§ Do this:
From the records below, extract only the lines running from the line with "Output the LaTeX" to the line with "(sec3b) at (156,431)", both lines included, reproducing them exactly.

§ Information shown:
::::::::::

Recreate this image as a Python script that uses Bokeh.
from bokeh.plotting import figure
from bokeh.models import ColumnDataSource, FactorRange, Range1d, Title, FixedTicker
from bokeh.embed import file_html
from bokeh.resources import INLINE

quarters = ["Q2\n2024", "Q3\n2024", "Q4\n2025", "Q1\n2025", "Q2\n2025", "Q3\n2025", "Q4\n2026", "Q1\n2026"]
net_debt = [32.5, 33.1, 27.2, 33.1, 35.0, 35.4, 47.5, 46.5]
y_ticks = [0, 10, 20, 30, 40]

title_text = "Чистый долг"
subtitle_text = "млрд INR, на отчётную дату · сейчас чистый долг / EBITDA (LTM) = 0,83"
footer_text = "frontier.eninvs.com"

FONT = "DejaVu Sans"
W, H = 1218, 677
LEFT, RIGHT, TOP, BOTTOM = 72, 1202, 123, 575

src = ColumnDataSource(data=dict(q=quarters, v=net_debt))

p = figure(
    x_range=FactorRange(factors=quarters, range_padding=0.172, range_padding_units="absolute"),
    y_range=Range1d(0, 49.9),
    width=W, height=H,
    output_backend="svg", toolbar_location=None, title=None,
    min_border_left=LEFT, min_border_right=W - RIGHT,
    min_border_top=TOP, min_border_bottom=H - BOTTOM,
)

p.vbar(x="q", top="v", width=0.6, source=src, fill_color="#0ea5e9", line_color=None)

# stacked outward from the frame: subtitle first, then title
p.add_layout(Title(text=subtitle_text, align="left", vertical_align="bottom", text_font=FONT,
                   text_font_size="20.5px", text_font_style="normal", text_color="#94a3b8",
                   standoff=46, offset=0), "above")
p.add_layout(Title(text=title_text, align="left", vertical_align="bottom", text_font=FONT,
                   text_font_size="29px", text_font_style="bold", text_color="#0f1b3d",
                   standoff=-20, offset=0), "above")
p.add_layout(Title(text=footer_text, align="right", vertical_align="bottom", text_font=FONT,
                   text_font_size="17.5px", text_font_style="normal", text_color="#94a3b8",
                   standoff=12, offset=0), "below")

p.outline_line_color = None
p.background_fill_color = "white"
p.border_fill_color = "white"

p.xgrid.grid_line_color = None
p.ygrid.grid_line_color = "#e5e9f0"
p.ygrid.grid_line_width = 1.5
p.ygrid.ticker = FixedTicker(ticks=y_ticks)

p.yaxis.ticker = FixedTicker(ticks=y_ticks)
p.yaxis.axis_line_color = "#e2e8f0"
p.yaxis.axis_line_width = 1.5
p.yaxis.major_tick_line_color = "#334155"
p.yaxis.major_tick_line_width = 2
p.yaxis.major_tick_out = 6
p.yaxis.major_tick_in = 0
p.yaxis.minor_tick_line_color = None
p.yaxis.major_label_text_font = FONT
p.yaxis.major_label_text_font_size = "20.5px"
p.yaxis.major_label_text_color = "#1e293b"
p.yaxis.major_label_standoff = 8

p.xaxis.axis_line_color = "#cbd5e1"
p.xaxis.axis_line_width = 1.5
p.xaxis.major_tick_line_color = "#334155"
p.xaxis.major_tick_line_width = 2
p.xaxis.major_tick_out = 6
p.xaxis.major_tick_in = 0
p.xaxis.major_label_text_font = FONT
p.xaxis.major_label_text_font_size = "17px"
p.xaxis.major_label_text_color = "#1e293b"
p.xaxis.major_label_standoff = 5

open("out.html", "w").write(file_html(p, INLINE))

::::::::::

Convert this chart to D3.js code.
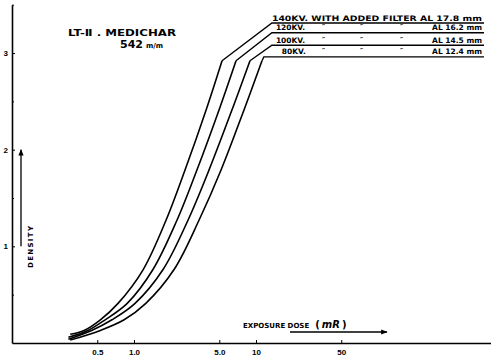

::::::::::

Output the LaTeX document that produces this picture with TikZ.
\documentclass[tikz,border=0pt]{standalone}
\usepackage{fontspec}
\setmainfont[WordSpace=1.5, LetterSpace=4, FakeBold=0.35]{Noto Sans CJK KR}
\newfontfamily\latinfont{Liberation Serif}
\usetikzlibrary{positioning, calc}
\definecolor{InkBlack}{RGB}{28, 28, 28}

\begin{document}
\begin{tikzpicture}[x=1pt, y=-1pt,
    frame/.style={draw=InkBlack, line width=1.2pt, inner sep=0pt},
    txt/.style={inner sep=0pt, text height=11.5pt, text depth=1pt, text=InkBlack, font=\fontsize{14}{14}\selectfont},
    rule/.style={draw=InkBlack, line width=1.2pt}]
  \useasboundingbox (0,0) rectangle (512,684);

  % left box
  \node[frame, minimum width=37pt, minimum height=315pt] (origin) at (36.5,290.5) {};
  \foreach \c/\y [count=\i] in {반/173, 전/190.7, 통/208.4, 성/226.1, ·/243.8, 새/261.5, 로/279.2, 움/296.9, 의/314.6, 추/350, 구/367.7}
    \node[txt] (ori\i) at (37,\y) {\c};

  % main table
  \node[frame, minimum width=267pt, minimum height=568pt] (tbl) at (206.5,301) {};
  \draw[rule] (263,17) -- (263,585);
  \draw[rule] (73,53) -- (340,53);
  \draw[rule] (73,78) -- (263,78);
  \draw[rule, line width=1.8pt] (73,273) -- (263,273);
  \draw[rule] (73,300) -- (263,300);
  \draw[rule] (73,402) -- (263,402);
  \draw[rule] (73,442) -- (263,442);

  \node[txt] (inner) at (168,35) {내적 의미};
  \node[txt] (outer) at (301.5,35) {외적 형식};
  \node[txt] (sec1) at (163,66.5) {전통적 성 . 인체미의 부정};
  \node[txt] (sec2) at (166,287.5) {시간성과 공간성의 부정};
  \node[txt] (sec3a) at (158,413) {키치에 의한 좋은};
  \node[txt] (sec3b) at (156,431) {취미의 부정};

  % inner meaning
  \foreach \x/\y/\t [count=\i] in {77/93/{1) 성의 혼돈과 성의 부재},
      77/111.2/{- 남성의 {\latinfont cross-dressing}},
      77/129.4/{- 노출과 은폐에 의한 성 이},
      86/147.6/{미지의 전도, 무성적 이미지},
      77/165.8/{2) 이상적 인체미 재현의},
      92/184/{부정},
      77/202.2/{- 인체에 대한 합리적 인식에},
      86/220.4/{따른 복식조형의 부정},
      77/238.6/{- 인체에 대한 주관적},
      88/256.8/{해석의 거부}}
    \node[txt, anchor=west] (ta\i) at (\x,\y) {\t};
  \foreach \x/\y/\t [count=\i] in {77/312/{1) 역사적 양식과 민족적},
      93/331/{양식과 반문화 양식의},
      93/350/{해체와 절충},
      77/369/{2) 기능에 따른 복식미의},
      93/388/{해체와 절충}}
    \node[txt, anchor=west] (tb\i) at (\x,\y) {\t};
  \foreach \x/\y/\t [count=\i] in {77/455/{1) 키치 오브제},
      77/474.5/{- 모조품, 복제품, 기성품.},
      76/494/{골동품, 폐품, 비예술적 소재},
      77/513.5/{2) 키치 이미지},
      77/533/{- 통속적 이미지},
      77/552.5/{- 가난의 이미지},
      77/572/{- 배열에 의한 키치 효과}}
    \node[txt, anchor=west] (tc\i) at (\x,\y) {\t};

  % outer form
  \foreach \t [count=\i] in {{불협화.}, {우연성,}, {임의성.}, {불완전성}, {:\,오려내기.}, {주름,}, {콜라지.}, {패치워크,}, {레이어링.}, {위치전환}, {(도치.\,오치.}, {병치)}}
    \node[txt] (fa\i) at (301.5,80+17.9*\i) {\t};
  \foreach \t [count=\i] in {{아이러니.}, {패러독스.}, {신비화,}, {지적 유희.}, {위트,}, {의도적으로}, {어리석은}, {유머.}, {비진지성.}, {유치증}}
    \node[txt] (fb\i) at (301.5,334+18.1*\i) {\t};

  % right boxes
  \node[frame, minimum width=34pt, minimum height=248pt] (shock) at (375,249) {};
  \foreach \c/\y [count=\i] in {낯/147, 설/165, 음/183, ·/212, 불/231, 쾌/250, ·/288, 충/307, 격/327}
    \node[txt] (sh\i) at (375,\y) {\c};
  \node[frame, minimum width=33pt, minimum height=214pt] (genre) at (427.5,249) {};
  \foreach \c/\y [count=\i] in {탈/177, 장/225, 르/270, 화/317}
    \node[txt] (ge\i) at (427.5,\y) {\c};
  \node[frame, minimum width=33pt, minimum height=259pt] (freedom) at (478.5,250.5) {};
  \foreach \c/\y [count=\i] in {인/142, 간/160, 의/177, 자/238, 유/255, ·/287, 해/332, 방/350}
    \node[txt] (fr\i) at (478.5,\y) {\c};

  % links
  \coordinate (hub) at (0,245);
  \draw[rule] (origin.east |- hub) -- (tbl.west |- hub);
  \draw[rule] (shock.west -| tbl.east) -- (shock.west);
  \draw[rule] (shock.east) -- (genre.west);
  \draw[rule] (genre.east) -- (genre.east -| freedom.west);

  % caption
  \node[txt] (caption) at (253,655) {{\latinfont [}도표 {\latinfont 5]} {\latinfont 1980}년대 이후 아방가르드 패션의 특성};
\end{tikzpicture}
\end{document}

::::::::::

§ Output:
Output the LaTeX document that produces this picture with TikZ.
\documentclass[tikz,border=0pt]{standalone}
\usepackage{fontspec}
\setmainfont[WordSpace=1.5, LetterSpace=4, FakeBold=0.35]{Noto Sans CJK KR}
\newfontfamily\latinfont{Liberation Serif}
\usetikzlibrary{positioning, calc}
\definecolor{InkBlack}{RGB}{28, 28, 28}

\begin{document}
\begin{tikzpicture}[x=1pt, y=-1pt,
    frame/.style={draw=InkBlack, line width=1.2pt, inner sep=0pt},
    txt/.style={inner sep=0pt, text height=11.5pt, text depth=1pt, text=InkBlack, font=\fontsize{14}{14}\selectfont},
    rule/.style={draw=InkBlack, line width=1.2pt}]
  \useasboundingbox (0,0) rectangle (512,684);

  % left box
  \node[frame, minimum width=37pt, minimum height=315pt] (origin) at (36.5,290.5) {};
  \foreach \c/\y [count=\i] in {반/173, 전/190.7, 통/208.4, 성/226.1, ·/243.8, 새/261.5, 로/279.2, 움/296.9, 의/314.6, 추/350, 구/367.7}
    \node[txt] (ori\i) at (37,\y) {\c};

  % main table
  \node[frame, minimum width=267pt, minimum height=568pt] (tbl) at (206.5,301) {};
  \draw[rule] (263,17) -- (263,585);
  \draw[rule] (73,53) -- (340,53);
  \draw[rule] (73,78) -- (263,78);
  \draw[rule, line width=1.8pt] (73,273) -- (263,273);
  \draw[rule] (73,300) -- (263,300);
  \draw[rule] (73,402) -- (263,402);
  \draw[rule] (73,442) -- (263,442);

  \node[txt] (inner) at (168,35) {내적 의미};
  \node[txt] (outer) at (301.5,35) {외적 형식};
  \node[txt] (sec1) at (163,66.5) {전통적 성 . 인체미의 부정};
  \node[txt] (sec2) at (166,287.5) {시간성과 공간성의 부정};
  \node[txt] (sec3a) at (158,413) {키치에 의한 좋은};
  \node[txt] (sec3b) at (156,431) {취미의 부정};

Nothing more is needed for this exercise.